Here’s a step-by-step approach to using substitution:

• Identify a part of the integrand that can be substituted with a single variable, say \( u \).
• Differentiate the substitution \( u \) to express \( du \) in terms of \( dx \). This helps in changing the variable of integration.
• Rearrange to express \( dx \) in terms of \( du \).
• Substitute both \( u \) and \( dx \) back into the integral, converting it to an easier form.
• Integrate with respect to \( u \), and finally replace \( u \) back with the original expression in terms of \( x \).

In the given problem, setting \( u = 2 - \frac{1}{x} \) simplifies the integral significantly, making it possible to turn the problem into integrating \( \sqrt{u} \).

Understanding the difference between definite and indefinite integrals is crucial for solving calculus problems.
An indefinite integral, like the one in the exercise, represents a family of functions and includes an arbitrary constant, \( C \). It is written as \( \int f(x) \; dx \) and signifies all antiderivatives of \( f(x) \).

Key features of indefinite integrals:

• They do not have bounds.
• The result includes a constant of integration, \( C \), since integration is the inverse of differentiation, and there could be a constant term that disappears during differentiation.

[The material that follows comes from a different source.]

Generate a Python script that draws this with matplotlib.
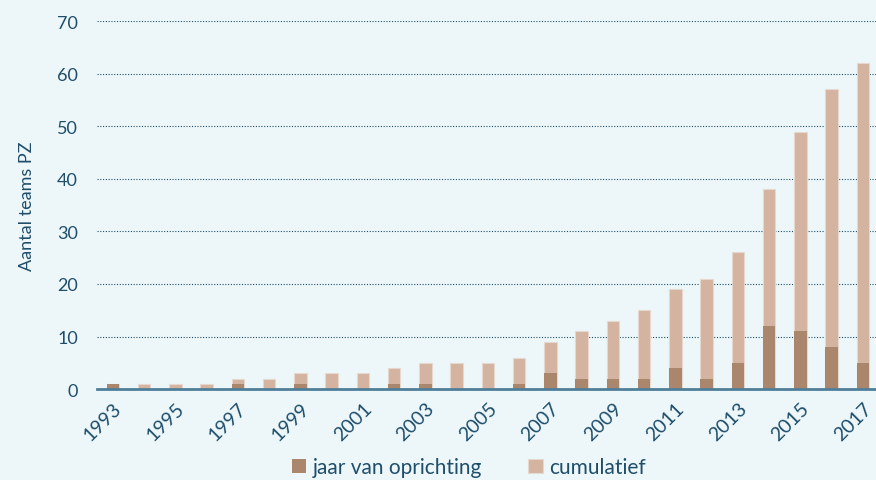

In contrast, a definite integral is used to calculate the area under a curve from one point to another. It has upper and lower limits and results in a numerical value rather than a function.
Understanding the role of \( C \) as part of indefinite integrals is essential since it reminds us of the range of antiderivatives that solve a given integration problem.

Integration by parts is a technique based on the product rule for differentiation. It is useful for integrals where the integrand is a product of two functions, typically involving polynomials and logarithmic or trigonometric functions.
The formula for integration by parts is given by:\[\int u \; dv = uv - \int v \; du\]
This method requires choosing parts of the integrand as \( u \) and \( dv \) strategically to simplify the integral on the right.

Steps involved include:

• Identify \( u \) and \( dv \) in the integral, based on what simplifies the problem most effectively.
• Differentiate \( u \) to find \( du \) and integrate \( dv \) to find \( v \).
• Substitute into the integration by parts formula.
• Simplify and solve the integral on the right-hand side.

This technique isn't directly used in the given exercise but is crucial for other complex integrals. It complements substitution, providing additional flexibility in tackling challenging integration problems.